Wow, so many literary creative individuals doing unpaid work for fun is way more plausible explanation than random people being just fed up with their lives and wanting to vent.
You would be surprised. I've seen several stories get called out and the authors then say, invariably- 'Oh yea forgot to mention I'm a writer, maybe that's why blah blah'.
I don't know if they try and add these things to their portfolio, but it definitely makes a perverse sense, ie 'look my writing even fooled X people on reddit!'
Honestly I believe nothing anymore without some digging, and really it's something that's gotten worse as every year I feel like we are living in a world of lies- politics, ads, fucking everything.
Now, I do honestly believe there are many people that are legitimately unhappy and venting in that sub- I know more than a few people in real life living out some of those stories.
Just...use critical thinking skills. And try not to let it kill you inside. I am become jaded and cynical, but because I'm a realist.
If these repeated posts about the same tedious things are grist for creative writing classes there are some really realistic sounding, terrible writers out there.
It sounds like you might be extrapolating from one or two pieces of spurious anecdata.
I'm not a writer and I make up shit all the time on anonymous and semi anonymous comment threads. It depends on my mood and the atmosphere of the thread. I avoid it here because I have some sense that this is an "adult" place to be where common sense opsec is reasonable but I don't have to invent anything to fit in or comment. On reddit or other such things though, hell yeah I'll drink a pitcher of Miller Lite while watching a football game and shitpost the devil's advocate or contrarian position under a pseudonym with no attribution. I justify it by calling it social research.
Do you have a list of recent examples of this where it is clearly true or is this just you assuming that something being on the internet means it's made up?
Coz Im struggling to see how you could believe that the 99% of overwhelmingly mundane stories about e.g. giving notice or how to deal with health and safety issues at work would become grist for creative writing.

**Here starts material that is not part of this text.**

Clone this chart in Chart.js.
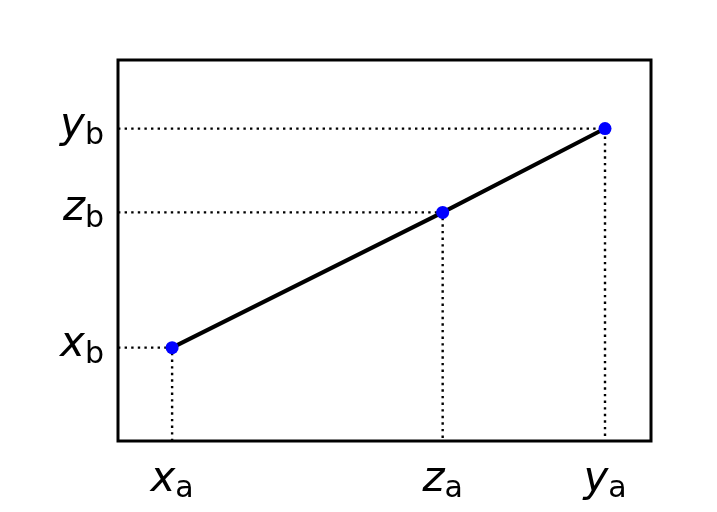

I stopped reading a couple years ago after it was clear that many of the most interesting posts were fictional. There was a series written by someone styling themselves as the "troll queen" (all under different accounts). In general I think the increasing popularity driven by bestoflegaladvice made things worse.
Yes, the boring posts are probably real and I never claimed otherwise. But the posts people remember and engage with are not the boring posts and have a much more mixed track record. There have been cases both of "someone creates updates with an impossible resolution/schedule", "post describing the opposite point of view of a recently popular post comes up" and "post touching on hot-button internet arguments". You can argue that only the first category must be a fake, but the rest pop up with a suspicious frequency.
Similarly, you could see a big jump in the number of legal issues relating to whatever excited bestoflegaladvice recently. It doesn't seem likely that there's a sudden uptick in the number of people who have neighbors cut down their trees, or who have a landlocked property.